> _GOAL OF THE EXERCISE_
Images are not part of the copy; write out the rest of the data exactly as given.

> _DATASET EXCERPT_
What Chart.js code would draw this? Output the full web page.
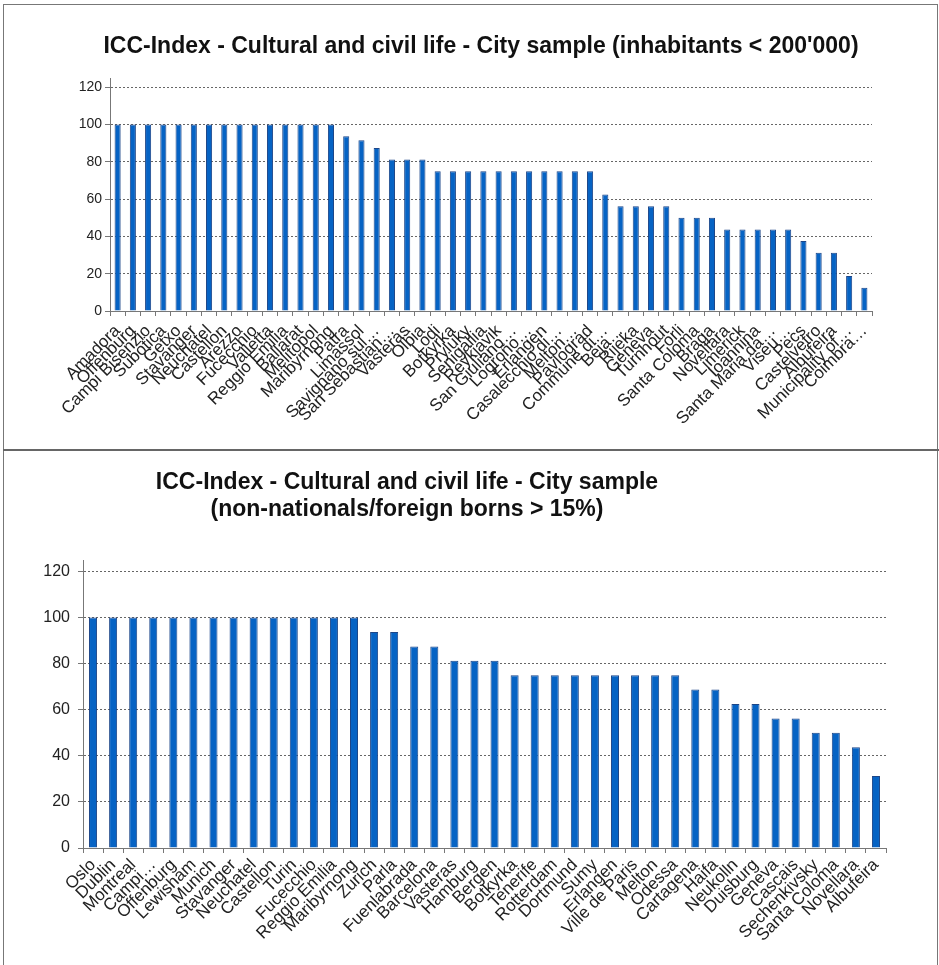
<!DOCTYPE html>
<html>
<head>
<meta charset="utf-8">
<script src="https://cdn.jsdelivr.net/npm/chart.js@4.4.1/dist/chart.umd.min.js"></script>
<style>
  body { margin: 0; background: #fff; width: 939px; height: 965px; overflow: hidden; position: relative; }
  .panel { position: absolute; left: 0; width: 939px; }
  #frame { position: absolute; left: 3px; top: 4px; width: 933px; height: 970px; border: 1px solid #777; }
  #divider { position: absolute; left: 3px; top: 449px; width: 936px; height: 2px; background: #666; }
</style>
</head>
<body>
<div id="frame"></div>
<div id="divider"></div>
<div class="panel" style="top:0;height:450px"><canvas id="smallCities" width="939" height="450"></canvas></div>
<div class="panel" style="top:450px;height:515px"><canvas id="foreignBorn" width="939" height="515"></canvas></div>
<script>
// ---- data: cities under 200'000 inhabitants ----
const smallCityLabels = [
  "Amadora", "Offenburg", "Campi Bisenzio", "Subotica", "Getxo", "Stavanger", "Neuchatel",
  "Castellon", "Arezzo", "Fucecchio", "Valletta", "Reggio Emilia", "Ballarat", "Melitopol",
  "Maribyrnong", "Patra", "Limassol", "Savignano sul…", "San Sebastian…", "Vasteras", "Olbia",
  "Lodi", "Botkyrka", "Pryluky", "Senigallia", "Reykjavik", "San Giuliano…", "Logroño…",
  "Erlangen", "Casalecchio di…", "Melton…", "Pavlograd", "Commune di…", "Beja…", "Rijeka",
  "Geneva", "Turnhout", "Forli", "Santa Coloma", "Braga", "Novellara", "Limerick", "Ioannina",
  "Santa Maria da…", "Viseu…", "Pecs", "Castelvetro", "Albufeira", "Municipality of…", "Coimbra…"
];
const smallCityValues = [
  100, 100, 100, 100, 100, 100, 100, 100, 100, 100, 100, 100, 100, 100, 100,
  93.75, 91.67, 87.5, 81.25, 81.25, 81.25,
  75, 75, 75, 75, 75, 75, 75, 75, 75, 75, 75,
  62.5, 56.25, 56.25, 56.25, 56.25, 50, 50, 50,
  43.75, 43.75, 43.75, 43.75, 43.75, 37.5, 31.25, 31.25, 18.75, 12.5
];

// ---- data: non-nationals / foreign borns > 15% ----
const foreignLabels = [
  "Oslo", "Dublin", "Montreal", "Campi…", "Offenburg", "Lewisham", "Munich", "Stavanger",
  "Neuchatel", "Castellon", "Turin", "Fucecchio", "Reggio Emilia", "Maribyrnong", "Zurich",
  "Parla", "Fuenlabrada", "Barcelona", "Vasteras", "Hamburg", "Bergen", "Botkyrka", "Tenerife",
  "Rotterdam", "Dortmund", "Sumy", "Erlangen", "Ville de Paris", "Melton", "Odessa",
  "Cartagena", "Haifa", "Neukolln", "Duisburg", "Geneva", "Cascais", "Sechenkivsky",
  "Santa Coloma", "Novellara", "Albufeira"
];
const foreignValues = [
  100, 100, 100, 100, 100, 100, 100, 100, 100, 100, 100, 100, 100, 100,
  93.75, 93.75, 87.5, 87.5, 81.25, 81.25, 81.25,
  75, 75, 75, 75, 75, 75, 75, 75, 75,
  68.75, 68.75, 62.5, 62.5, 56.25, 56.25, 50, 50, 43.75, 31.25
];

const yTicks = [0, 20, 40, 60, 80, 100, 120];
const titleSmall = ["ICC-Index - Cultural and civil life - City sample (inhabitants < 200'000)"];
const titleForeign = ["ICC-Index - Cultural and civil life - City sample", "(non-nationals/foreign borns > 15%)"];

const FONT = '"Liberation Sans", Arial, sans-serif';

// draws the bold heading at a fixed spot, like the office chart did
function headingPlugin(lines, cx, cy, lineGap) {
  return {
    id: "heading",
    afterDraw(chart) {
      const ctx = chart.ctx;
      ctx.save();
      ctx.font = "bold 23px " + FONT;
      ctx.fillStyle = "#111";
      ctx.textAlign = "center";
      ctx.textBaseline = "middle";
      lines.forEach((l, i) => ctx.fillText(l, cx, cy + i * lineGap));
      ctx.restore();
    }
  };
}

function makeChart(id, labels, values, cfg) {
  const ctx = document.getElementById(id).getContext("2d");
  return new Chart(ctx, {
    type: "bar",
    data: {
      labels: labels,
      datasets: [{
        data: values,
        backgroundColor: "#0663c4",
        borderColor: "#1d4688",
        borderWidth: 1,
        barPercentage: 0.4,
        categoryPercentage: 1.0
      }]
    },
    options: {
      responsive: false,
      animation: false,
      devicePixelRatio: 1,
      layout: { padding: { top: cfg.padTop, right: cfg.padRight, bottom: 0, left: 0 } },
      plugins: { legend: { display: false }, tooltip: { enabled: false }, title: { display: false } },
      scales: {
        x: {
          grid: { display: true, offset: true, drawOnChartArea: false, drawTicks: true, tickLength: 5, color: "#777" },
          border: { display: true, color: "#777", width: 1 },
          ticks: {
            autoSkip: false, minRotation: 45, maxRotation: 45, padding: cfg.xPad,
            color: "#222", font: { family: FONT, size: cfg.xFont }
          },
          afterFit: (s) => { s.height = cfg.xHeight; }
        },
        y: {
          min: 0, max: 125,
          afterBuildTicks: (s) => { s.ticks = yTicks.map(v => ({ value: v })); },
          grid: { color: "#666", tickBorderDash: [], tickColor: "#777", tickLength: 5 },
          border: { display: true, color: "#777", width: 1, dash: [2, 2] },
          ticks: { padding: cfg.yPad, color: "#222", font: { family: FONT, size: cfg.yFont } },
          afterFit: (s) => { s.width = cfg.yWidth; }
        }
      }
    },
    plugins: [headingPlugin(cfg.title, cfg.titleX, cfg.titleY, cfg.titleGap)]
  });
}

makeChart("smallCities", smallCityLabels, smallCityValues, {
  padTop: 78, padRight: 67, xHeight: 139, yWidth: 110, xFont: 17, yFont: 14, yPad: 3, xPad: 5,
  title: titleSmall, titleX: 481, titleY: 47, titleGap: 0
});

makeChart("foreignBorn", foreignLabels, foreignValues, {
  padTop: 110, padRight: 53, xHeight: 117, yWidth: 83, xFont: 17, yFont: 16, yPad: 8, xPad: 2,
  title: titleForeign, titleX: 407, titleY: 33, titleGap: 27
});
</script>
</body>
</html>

> _WRITTEN RESPONSE_
What Chart.js code would draw this? Output the full web page.
<!DOCTYPE html>
<html>
<head>
<meta charset="utf-8">
<script src="https://cdn.jsdelivr.net/npm/chart.js@4.4.1/dist/chart.umd.min.js"></script>
<style>
  body { margin: 0; background: #fff; width: 939px; height: 965px; overflow: hidden; position: relative; }
  .panel { position: absolute; left: 0; width: 939px; }
  #frame { position: absolute; left: 3px; top: 4px; width: 933px; height: 970px; border: 1px solid #777; }
  #divider { position: absolute; left: 3px; top: 449px; width: 936px; height: 2px; background: #666; }
</style>
</head>
<body>
<div id="frame"></div>
<div id="divider"></div>
<div class="panel" style="top:0;height:450px"><canvas id="smallCities" width="939" height="450"></canvas></div>
<div class="panel" style="top:450px;height:515px"><canvas id="foreignBorn" width="939" height="515"></canvas></div>
<script>
// ---- data: cities under 200'000 inhabitants ----
const smallCityLabels = [
  "Amadora", "Offenburg", "Campi Bisenzio", "Subotica", "Getxo", "Stavanger", "Neuchatel",
  "Castellon", "Arezzo", "Fucecchio", "Valletta", "Reggio Emilia", "Ballarat", "Melitopol",
  "Maribyrnong", "Patra", "Limassol", "Savignano sul…", "San Sebastian…", "Vasteras", "Olbia",
  "Lodi", "Botkyrka", "Pryluky", "Senigallia", "Reykjavik", "San Giuliano…", "Logroño…",
  "Erlangen", "Casalecchio di…", "Melton…", "Pavlograd", "Commune di…", "Beja…", "Rijeka",
  "Geneva", "Turnhout", "Forli", "Santa Coloma", "Braga", "Novellara", "Limerick", "Ioannina",
  "Santa Maria da…", "Viseu…", "Pecs", "Castelvetro", "Albufeira", "Municipality of…", "Coimbra…"
];
const smallCityValues = [
  100, 100, 100, 100, 100, 100, 100, 100, 100, 100, 100, 100, 100, 100, 100,
  93.75, 91.67, 87.5, 81.25, 81.25, 81.25,
  75, 75, 75, 75, 75, 75, 75, 75, 75, 75, 75,
  62.5, 56.25, 56.25, 56.25, 56.25, 50, 50, 50,
  43.75, 43.75, 43.75, 43.75, 43.75, 37.5, 31.25, 31.25, 18.75, 12.5
];

// ---- data: non-nationals / foreign borns > 15% ----
const foreignLabels = [
  "Oslo", "Dublin", "Montreal", "Campi…", "Offenburg", "Lewisham", "Munich", "Stavanger",
  "Neuchatel", "Castellon", "Turin", "Fucecchio", "Reggio Emilia", "Maribyrnong", "Zurich",
  "Parla", "Fuenlabrada", "Barcelona", "Vasteras", "Hamburg", "Bergen", "Botkyrka", "Tenerife",
  "Rotterdam", "Dortmund", "Sumy", "Erlangen", "Ville de Paris", "Melton", "Odessa",
  "Cartagena", "Haifa", "Neukolln", "Duisburg", "Geneva", "Cascais", "Sechenkivsky",
  "Santa Coloma", "Novellara", "Albufeira"
];
const foreignValues = [
  100, 100, 100, 100, 100, 100, 100, 100, 100, 100, 100, 100, 100, 100,
  93.75, 93.75, 87.5, 87.5, 81.25, 81.25, 81.25,
  75, 75, 75, 75, 75, 75, 75, 75, 75,
  68.75, 68.75, 62.5, 62.5, 56.25, 56.25, 50, 50, 43.75, 31.25
];

const yTicks = [0, 20, 40, 60, 80, 100, 120];
const titleSmall = ["ICC-Index - Cultural and civil life - City sample (inhabitants < 200'000)"];
const titleForeign = ["ICC-Index - Cultural and civil life - City sample", "(non-nationals/foreign borns > 15%)"];

const FONT = '"Liberation Sans", Arial, sans-serif';

// draws the bold heading at a fixed spot, like the office chart did
function headingPlugin(lines, cx, cy, lineGap) {
  return {
    id: "heading",
    afterDraw(chart) {
      const ctx = chart.ctx;
      ctx.save();
      ctx.font = "bold 23px " + FONT;
      ctx.fillStyle = "#111";
      ctx.textAlign = "center";
      ctx.textBaseline = "middle";
      lines.forEach((l, i) => ctx.fillText(l, cx, cy + i * lineGap));
      ctx.restore();
    }
  };
}

function makeChart(id, labels, values, cfg) {
  const ctx = document.getElementById(id).getContext("2d");
  return new Chart(ctx, {
    type: "bar",
    data: {
      labels: labels,
      datasets: [{
        data: values,
        backgroundColor: "#0663c4",
        borderColor: "#1d4688",
        borderWidth: 1,
        barPercentage: 0.4,
        categoryPercentage: 1.0
      }]
    },
    options: {
      responsive: false,
      animation: false,
      devicePixelRatio: 1,
      layout: { padding: { top: cfg.padTop, right: cfg.padRight, bottom: 0, left: 0 } },
      plugins: { legend: { display: false }, tooltip: { enabled: false }, title: { display: false } },
      scales: {
        x: {
          grid: { display: true, offset: true, drawOnChartArea: false, drawTicks: true, tickLength: 5, color: "#777" },
          border: { display: true, color: "#777", width: 1 },
          ticks: {
            autoSkip: false, minRotation: 45, maxRotation: 45, padding: cfg.xPad,
            color: "#222", font: { family: FONT, size: cfg.xFont }
          },
          afterFit: (s) => { s.height = cfg.xHeight; }
        },
        y: {
          min: 0, max: 125,
          afterBuildTicks: (s) => { s.ticks = yTicks.map(v => ({ value: v })); },
          grid: { color: "#666", tickBorderDash: [], tickColor: "#777", tickLength: 5 },
          border: { display: true, color: "#777", width: 1, dash: [2, 2] },
          ticks: { padding: cfg.yPad, color: "#222", font: { family: FONT, size: cfg.yFont } },
          afterFit: (s) => { s.width = cfg.yWidth; }
        }
      }
    },
    plugins: [headingPlugin(cfg.title, cfg.titleX, cfg.titleY, cfg.titleGap)]
  });
}

makeChart("smallCities", smallCityLabels, smallCityValues, {
  padTop: 78, padRight: 67, xHeight: 139, yWidth: 110, xFont: 17, yFont: 14, yPad: 3, xPad: 5,
  title: titleSmall, titleX: 481, titleY: 47, titleGap: 0
});

makeChart("foreignBorn", foreignLabels, foreignValues, {
  padTop: 110, padRight: 53, xHeight: 117, yWidth: 83, xFont: 17, yFont: 16, yPad: 8, xPad: 2,
  title: titleForeign, titleX: 407, titleY: 33, titleGap: 27
});
</script>
</body>
</html>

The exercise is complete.